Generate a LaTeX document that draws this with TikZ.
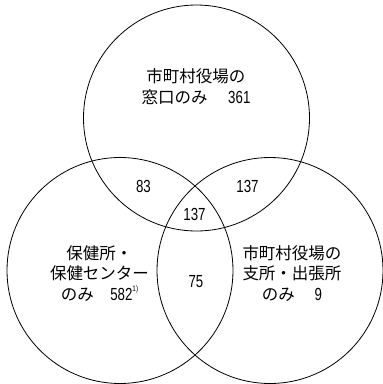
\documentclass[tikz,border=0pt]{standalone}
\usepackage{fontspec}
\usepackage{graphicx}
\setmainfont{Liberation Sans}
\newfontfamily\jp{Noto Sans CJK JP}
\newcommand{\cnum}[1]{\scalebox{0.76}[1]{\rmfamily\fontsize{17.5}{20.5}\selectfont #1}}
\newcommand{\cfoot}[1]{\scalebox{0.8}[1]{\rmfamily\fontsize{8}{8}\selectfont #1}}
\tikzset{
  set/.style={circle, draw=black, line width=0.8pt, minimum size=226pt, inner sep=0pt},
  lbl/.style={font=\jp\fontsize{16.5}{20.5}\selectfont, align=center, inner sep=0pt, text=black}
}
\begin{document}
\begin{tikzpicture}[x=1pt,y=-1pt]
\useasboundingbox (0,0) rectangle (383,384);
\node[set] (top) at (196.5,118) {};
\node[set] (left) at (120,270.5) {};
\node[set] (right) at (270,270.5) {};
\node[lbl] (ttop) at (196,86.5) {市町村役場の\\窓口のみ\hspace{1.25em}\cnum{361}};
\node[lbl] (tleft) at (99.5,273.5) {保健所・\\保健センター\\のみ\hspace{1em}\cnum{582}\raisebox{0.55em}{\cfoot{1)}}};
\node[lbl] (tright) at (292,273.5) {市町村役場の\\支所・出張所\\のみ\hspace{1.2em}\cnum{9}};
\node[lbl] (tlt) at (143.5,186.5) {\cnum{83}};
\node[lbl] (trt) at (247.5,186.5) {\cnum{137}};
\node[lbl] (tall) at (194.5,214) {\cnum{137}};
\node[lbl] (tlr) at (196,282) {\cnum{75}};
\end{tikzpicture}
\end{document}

******************************

**Goal:** Copy each line above precisely, dropping the pictures.

**Answer:**
Generate a LaTeX document that draws this with TikZ.
\documentclass[tikz,border=0pt]{standalone}
\usepackage{fontspec}
\usepackage{graphicx}
\setmainfont{Liberation Sans}
\newfontfamily\jp{Noto Sans CJK JP}
\newcommand{\cnum}[1]{\scalebox{0.76}[1]{\rmfamily\fontsize{17.5}{20.5}\selectfont #1}}
\newcommand{\cfoot}[1]{\scalebox{0.8}[1]{\rmfamily\fontsize{8}{8}\selectfont #1}}
\tikzset{
  set/.style={circle, draw=black, line width=0.8pt, minimum size=226pt, inner sep=0pt},
  lbl/.style={font=\jp\fontsize{16.5}{20.5}\selectfont, align=center, inner sep=0pt, text=black}
}
\begin{document}
\begin{tikzpicture}[x=1pt,y=-1pt]
\useasboundingbox (0,0) rectangle (383,384);
\node[set] (top) at (196.5,118) {};
\node[set] (left) at (120,270.5) {};
\node[set] (right) at (270,270.5) {};
\node[lbl] (ttop) at (196,86.5) {市町村役場の\\窓口のみ\hspace{1.25em}\cnum{361}};
\node[lbl] (tleft) at (99.5,273.5) {保健所・\\保健センター\\のみ\hspace{1em}\cnum{582}\raisebox{0.55em}{\cfoot{1)}}};
\node[lbl] (tright) at (292,273.5) {市町村役場の\\支所・出張所\\のみ\hspace{1.2em}\cnum{9}};
\node[lbl] (tlt) at (143.5,186.5) {\cnum{83}};
\node[lbl] (trt) at (247.5,186.5) {\cnum{137}};
\node[lbl] (tall) at (194.5,214) {\cnum{137}};
\node[lbl] (tlr) at (196,282) {\cnum{75}};
\end{tikzpicture}
\end{document}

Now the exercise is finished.